Auch sei das Landeskriminalamt Wien, das mit Abstand größte Österreichs, nicht Teil des Gesamtkonzepts zur Stärkung der Bekämpfung von Cyberkriminalität, kritisieren die Prüfer. Dabei habe die IT-Beweissicherung aktuell kaum Ressourcen, sodass Akten monatelang nicht bearbeitet werden können. 

Außerdem hatten sich die beiden betroffenen Ministerien nicht einmal abgestimmt, welche Delikte unter dem Begriff Cyberkriminalität überhaupt zusammengefasst werden. So verwendet zum Beispiel nur das Innenministerium die Kategorie „Internetbetrug“, nicht aber das Justizministerium. Das erschwere es, auf Basis vergleichbarer Zahlen wirksame Maßnahmen zu ergreifen.

Die Internet-Kriminalität explodiert, die Bekämpfung ist nicht zeitgemäß

Die Cyberkriminalität stieg im Jahr 2022 (im Vergleich zum Vorjahr) jedenfalls um 30 Prozent auf 60.195 angezeigte Delikte an. Im Jahr 2023 erhöhte sich diese Zahl weiter - auf 65.864. Gleichzeitig sinken klassische Kriminalitätsformen. Bei Raub oder Einbruch liegen die Klärungsquoten bei über sechzig Prozent, bei Mord sogar über neunzig. Im Internet wird hingegen nur jede fünfte Straftat aufgeklärt.

Der Rechnungshof empfiehlt jedenfalls, "angemessene organisatorische, personelle und infrastrukturelle Rahmenbedingungen zu schaffen: Damit soll es allen Organisationseinheiten des Innenministeriums, die sich mit der Bekämpfung von Cyberkriminalität befassen, möglich sein, ihre Aufgaben zeitgemäß und zweckmäßig" zu bewältigen.

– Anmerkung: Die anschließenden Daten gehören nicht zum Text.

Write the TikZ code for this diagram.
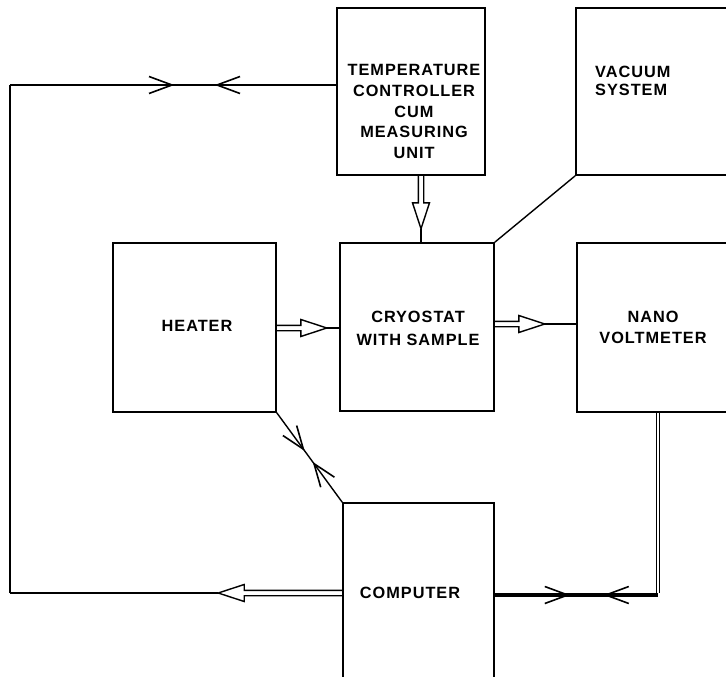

Der heute veröffentlichte Bericht des Rechnungshofes und die darin geäußerte Kritik stößt hingegen auf völliges Unverständnis im Innenministerium. Der Generaldirektor für die öffentliche Sicherheit, Franz Ruf, sagt dazu:  „Die 2023 gestartete Personaloffensive ist mit 2.500 Aufnahmen allein in diesem Jahr voll im Laufen. Die Kriminaldienstreform ist bereits mit 1. Juni 2024 in die Phase der Umsetzung gegangen, die neuen Cyber Crime Trainingscenter nehmen gerade die Arbeit auf. All diese bereits gesetzten Maßnahmen finden im Bericht des Rechnungshofes keine entsprechende Berücksichtigung. Die vom Rechnungshof empfohlene Anpassung der Organisation und der Prozesse ist lediglich eine Weiterentwicklung des seit Jahren von unseren Beamtinnen und Beamten konsequent geführten Kampfes gegen Internetkriminalität“, so der Generaldirektor. Die Rede ist auch von "oberflächlicher Berichterstattung durch den Rechnungshof".

Nach KURIER-Informationen gab es dazu  am Freitag auch ein  heftiges Telefonat von Innenminister Gerhard Karner mit Rechnungshof-Präsidentin Margit Kraker.